[SHORT PROBLEM] Without the pictures, please reproduce only the lines from the one with "Give me the matplotlib source for this chart." through the one with "ax.yaxis.set_label_coords(-0.158, 0.5)", both included.

(Stored items from a collection)
════════

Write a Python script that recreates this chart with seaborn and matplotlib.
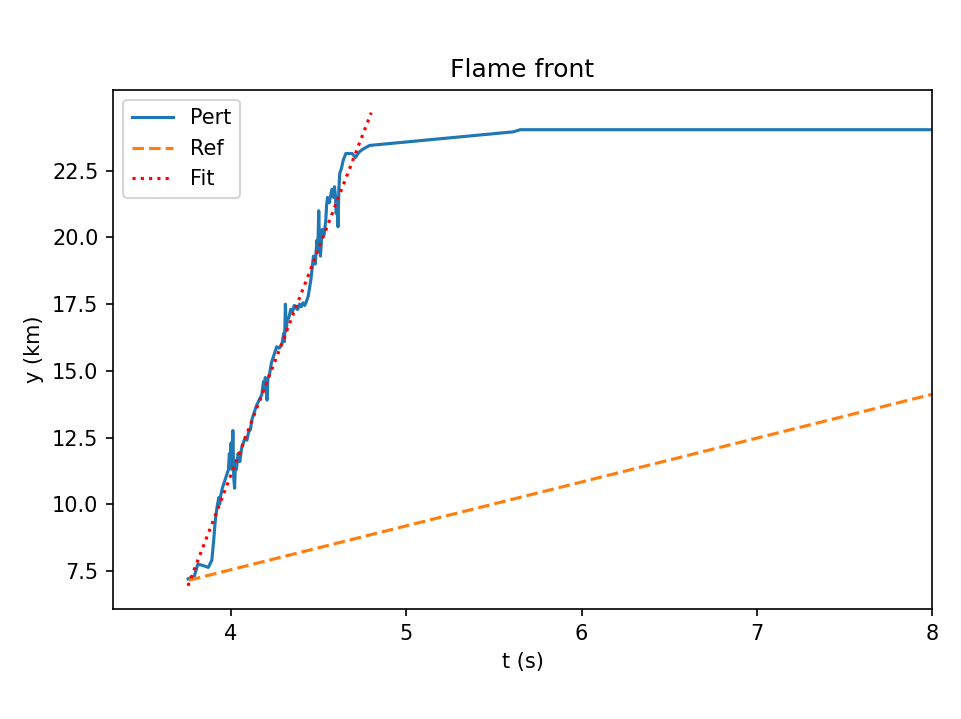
import matplotlib
matplotlib.use("Agg")
import matplotlib.pyplot as plt
import seaborn as sns

# Pert series
pert_t = [3.755, 3.79, 3.81, 3.84, 3.87, 3.89, 3.90, 3.91, 3.92, 3.93, 3.935, 3.94,
          3.95, 3.965, 3.975, 3.985, 3.99, 3.995, 4.00, 4.005, 4.01, 4.015, 4.02,
          4.025, 4.03, 4.04, 4.05, 4.06, 4.07, 4.08, 4.09, 4.10, 4.11, 4.12, 4.13,
          4.145, 4.16, 4.175, 4.185, 4.19, 4.195, 4.20, 4.205, 4.21, 4.22, 4.23,
          4.24, 4.25, 4.26, 4.275, 4.29, 4.30, 4.305, 4.31, 4.315, 4.32, 4.33, 4.34,
          4.35, 4.36, 4.37, 4.38, 4.39, 4.40, 4.41, 4.42, 4.43, 4.44, 4.455, 4.47,
          4.48, 4.49, 4.495, 4.50, 4.505, 4.51, 4.515, 4.52, 4.53, 4.54, 4.545, 4.55,
          4.56, 4.575, 4.585, 4.59, 4.595, 4.60, 4.605, 4.61, 4.615, 4.62, 4.63,
          4.64, 4.655, 4.67, 4.69, 4.71, 4.73, 4.75, 4.79, 5.61, 5.65, 8.0]
pert_y = [7.2, 7.3, 7.75, 7.7, 7.63, 7.9, 8.6, 9.4, 9.9, 10.25, 10.0, 10.3,
          10.6, 10.9, 11.1, 11.3, 11.9, 11.5, 12.3, 11.3, 12.76, 11.0, 10.6,
          11.6, 11.3, 11.9, 11.6, 12.1, 12.3, 12.5, 12.4, 12.7, 12.8, 13.2, 13.4,
          13.7, 13.9, 14.1, 14.6, 14.3, 14.75, 14.5, 13.9, 14.7, 14.9, 15.3,
          15.5, 15.7, 15.9, 15.85, 16.0, 16.4, 16.1, 17.5, 16.5, 16.9, 17.0, 17.3,
          17.2, 17.45, 17.35, 17.3, 17.5, 17.4, 17.55, 17.45, 17.6, 17.8, 18.4, 19.3,
          19.0, 19.9, 19.5, 21.0, 19.6, 19.3, 19.8, 20.3, 20.1, 20.6, 21.2, 21.5,
          21.3, 21.8, 21.5, 21.9, 21.6, 20.9, 21.3, 20.4, 21.8, 22.4, 22.6,
          22.9, 23.15, 23.15, 23.15, 23.0, 23.2, 23.3, 23.45, 23.96, 24.04, 24.04]

# Ref series
ref_t = [3.76, 8.0]
ref_y = [7.15, 14.12]

# Fit series
fit_t = [3.754, 4.80]
fit_y = [6.94, 24.68]

fig = plt.figure(figsize=(961 / 150, 719 / 150), dpi=150)
ax = fig.add_axes([113 / 961, 1 - 609 / 719, (932 - 113) / 961, (609 - 89.7) / 719])

sns.lineplot(x=pert_t, y=pert_y, ax=ax, color="#1f77b4", linewidth=1.5,
             label="Pert", estimator=None, sort=False)
sns.lineplot(x=ref_t, y=ref_y, ax=ax, color="#ff7f0e", linewidth=1.5,
             linestyle="--", label="Ref", estimator=None, sort=False)
sns.lineplot(x=fit_t, y=fit_y, ax=ax, color="red", linewidth=1.5,
             linestyle=":", label="Fit", estimator=None, sort=False)

ax.set_xlim(3.326, 8.0)
ax.set_ylim(6.07, 25.54)
ax.set_xticks([4, 5, 6, 7, 8])
ax.set_yticks([7.5, 10.0, 12.5, 15.0, 17.5, 20.0, 22.5])
ax.set_xlabel("t (s)")
ax.set_ylabel("y (km)")
ax.set_title("Flame front")
ax.legend(loc="upper left")

fig.savefig("out.png", dpi=150)
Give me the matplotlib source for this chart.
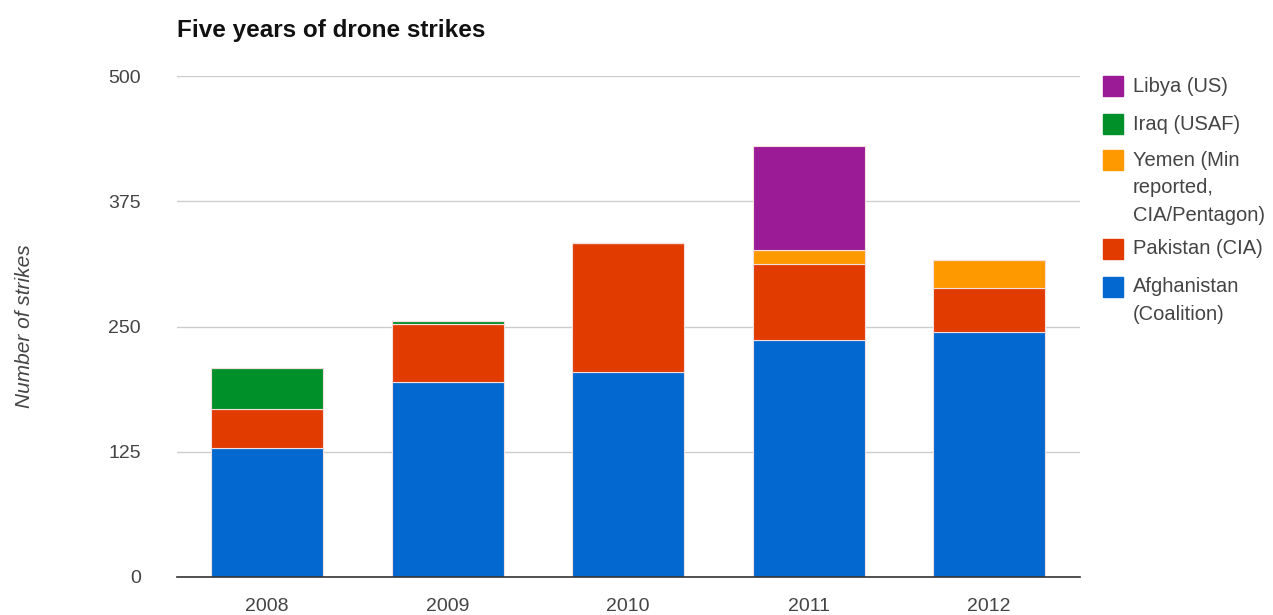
import matplotlib.pyplot as plt
import numpy as np
from matplotlib.patches import Rectangle

plt.rcParams['font.family'] = ['Liberation Sans', 'DejaVu Sans']

years = ['2008', '2009', '2010', '2011', '2012']
afghanistan = [129, 195, 205, 237, 245]
pakistan = [39, 57, 128, 75, 43]
yemen = [0, 0, 0, 14, 28]
iraq = [41, 3, 0, 0, 0]
libya = [0, 0, 0, 104, 0]

series = [afghanistan, pakistan, yemen, iraq, libya]
colors = ['#0369d0', '#e23b00', '#ff9900', '#00902a', '#9b1b97']
legend_labels = ['Libya (US)', 'Iraq (USAF)', 'Yemen (Min\nreported,\nCIA/Pentagon)',
                 'Pakistan (CIA)', 'Afghanistan\n(Coalition)']
legend_colors = ['#9b1b97', '#00902a', '#ff9900', '#e23b00', '#0369d0']
yticks = [0, 125, 250, 375, 500]

fig = plt.figure(figsize=(12.73, 6.15), dpi=100)
ax = fig.add_axes([0.139, 0.0618, 0.709, 0.8146])

x = np.arange(len(years))
bottom = np.zeros(len(years))
for vals, c in zip(series, colors):
    vals = np.array(vals, dtype=float)
    ax.bar(x, vals, 0.62, bottom=bottom, color=c, edgecolor='#f4dede',
           linewidth=0.8, zorder=3)
    bottom += vals

ax.set_xlim(-0.5, 4.5)
ax.set_ylim(0, 500)
ax.set_yticks(yticks)
ax.set_yticklabels([str(t) for t in yticks])
ax.set_xticks(x)
ax.set_xticklabels(years)
ax.tick_params(length=0, labelsize=14, colors='#444444')
ax.tick_params(axis='y', pad=26)
ax.tick_params(axis='x', pad=15)
ax.grid(axis='y', color='#cccccc', linewidth=1, zorder=0)
for s in ['top', 'right', 'left']:
    ax.spines[s].set_visible(False)
ax.spines['bottom'].set_color('#333333')
ax.spines['bottom'].set_linewidth(1.2)
ax.spines['bottom'].set_zorder(4)

ax.set_ylabel('Number of strikes', fontsize=15, style='italic', color='#444444',
              labelpad=0)
ax.yaxis.set_label_coords(-0.158, 0.5)

fig.text(0.139, 0.951, 'Five years of drone strikes', fontsize=17.5,
         fontweight='bold', color='#111111', va='center', ha='left')

# legend drawn by hand
line_h = 27.5 / 615
ys = [86, 124, 160, 249, 287]
for lab, c, yp in zip(legend_labels, legend_colors, ys):
    yf = 1 - yp / 615
    fig.patches.append(Rectangle((1103 / 1273, yf - 10 / 615), 20 / 1273, 20 / 615,
                                 transform=fig.transFigure, color=c))
    for i, part in enumerate(lab.split('\n')):
        fig.text(1133 / 1273, yf - i * line_h, part, fontsize=14.5,
                 color='#444444', va='center', ha='left')

plt.savefig('out.png', dpi=100)
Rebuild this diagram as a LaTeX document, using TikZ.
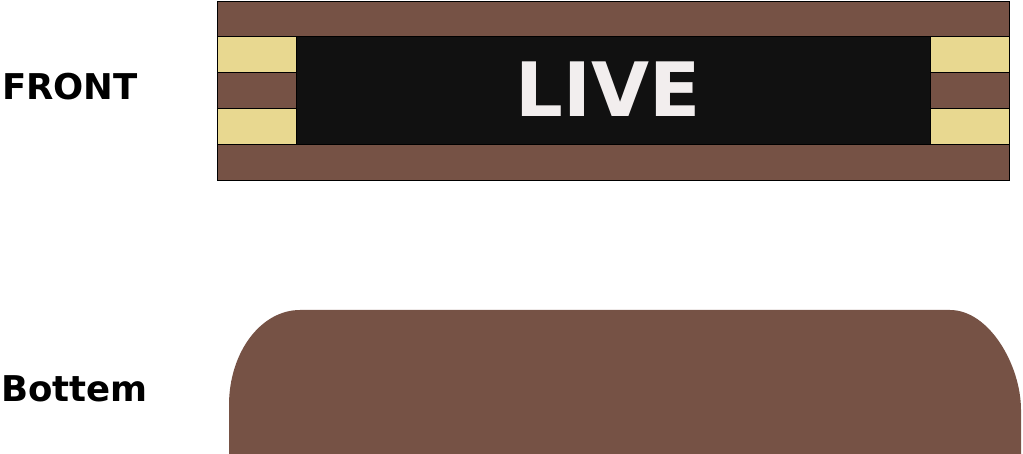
\documentclass[tikz,border=0pt]{standalone}
\usepackage{fontspec}
\setmainfont{DejaVu Sans}
\usepackage{tikz}
\usetikzlibrary{positioning}

\definecolor{signbrown}{HTML}{765245}
\definecolor{signyellow}{HTML}{E8D890}
\definecolor{signblack}{HTML}{111111}
\definecolor{signwhite}{HTML}{F2EEEE}

\begin{document}
\begin{tikzpicture}[
            x=1pt, y=-1pt,
            band/.style={fill=signbrown, draw=black, line width=0.5pt},
            strip/.style={fill=signyellow, draw=black, line width=0.5pt},
            panel/.style={fill=signblack, draw=black, line width=0.5pt},
            caption/.style={font=\bfseries\fontsize{35.5}{40}\selectfont, inner sep=0pt, anchor=base west}
        ]
            \useasboundingbox (0,0) rectangle (1023,454);
            % front view
            \path[band] (217,1) rectangle (1009,180);
            \path[strip] (217,36) rectangle (296,72);
            \path[strip] (217,108) rectangle (296,144);
            \path[strip] (930,36) rectangle (1009,72);
            \path[strip] (930,108) rectangle (1009,144);
            \path[panel] (296,36) rectangle (930,144);
            \node[font=\bfseries\fontsize{75}{80}\selectfont, text=signwhite, inner sep=0pt, anchor=base] (live) at (608,117) {LIVE};
            \node[caption] (front) at (2,100) {FRONT};
            % bottom view
            \fill[signbrown] (229,454) -- (229,405)
                .. controls (229,352.5) and (260.8,310) .. (300,310)
                -- (950,310)
                .. controls (989.2,310) and (1021,365.2) .. (1021,410)
                -- (1021,454) -- cycle;
            \node[caption] (bottem) at (1,401) {Bottem};
        \end{tikzpicture}
\end{document}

════════

[COMPLETED TASK]
Give me the matplotlib source for this chart.
import matplotlib.pyplot as plt
import numpy as np
from matplotlib.patches import Rectangle

plt.rcParams['font.family'] = ['Liberation Sans', 'DejaVu Sans']

years = ['2008', '2009', '2010', '2011', '2012']
afghanistan = [129, 195, 205, 237, 245]
pakistan = [39, 57, 128, 75, 43]
yemen = [0, 0, 0, 14, 28]
iraq = [41, 3, 0, 0, 0]
libya = [0, 0, 0, 104, 0]

series = [afghanistan, pakistan, yemen, iraq, libya]
colors = ['#0369d0', '#e23b00', '#ff9900', '#00902a', '#9b1b97']
legend_labels = ['Libya (US)', 'Iraq (USAF)', 'Yemen (Min\nreported,\nCIA/Pentagon)',
                 'Pakistan (CIA)', 'Afghanistan\n(Coalition)']
legend_colors = ['#9b1b97', '#00902a', '#ff9900', '#e23b00', '#0369d0']
yticks = [0, 125, 250, 375, 500]

fig = plt.figure(figsize=(12.73, 6.15), dpi=100)
ax = fig.add_axes([0.139, 0.0618, 0.709, 0.8146])

x = np.arange(len(years))
bottom = np.zeros(len(years))
for vals, c in zip(series, colors):
    vals = np.array(vals, dtype=float)
    ax.bar(x, vals, 0.62, bottom=bottom, color=c, edgecolor='#f4dede',
           linewidth=0.8, zorder=3)
    bottom += vals

ax.set_xlim(-0.5, 4.5)
ax.set_ylim(0, 500)
ax.set_yticks(yticks)
ax.set_yticklabels([str(t) for t in yticks])
ax.set_xticks(x)
ax.set_xticklabels(years)
ax.tick_params(length=0, labelsize=14, colors='#444444')
ax.tick_params(axis='y', pad=26)
ax.tick_params(axis='x', pad=15)
ax.grid(axis='y', color='#cccccc', linewidth=1, zorder=0)
for s in ['top', 'right', 'left']:
    ax.spines[s].set_visible(False)
ax.spines['bottom'].set_color('#333333')
ax.spines['bottom'].set_linewidth(1.2)
ax.spines['bottom'].set_zorder(4)

ax.set_ylabel('Number of strikes', fontsize=15, style='italic', color='#444444',
              labelpad=0)
ax.yaxis.set_label_coords(-0.158, 0.5)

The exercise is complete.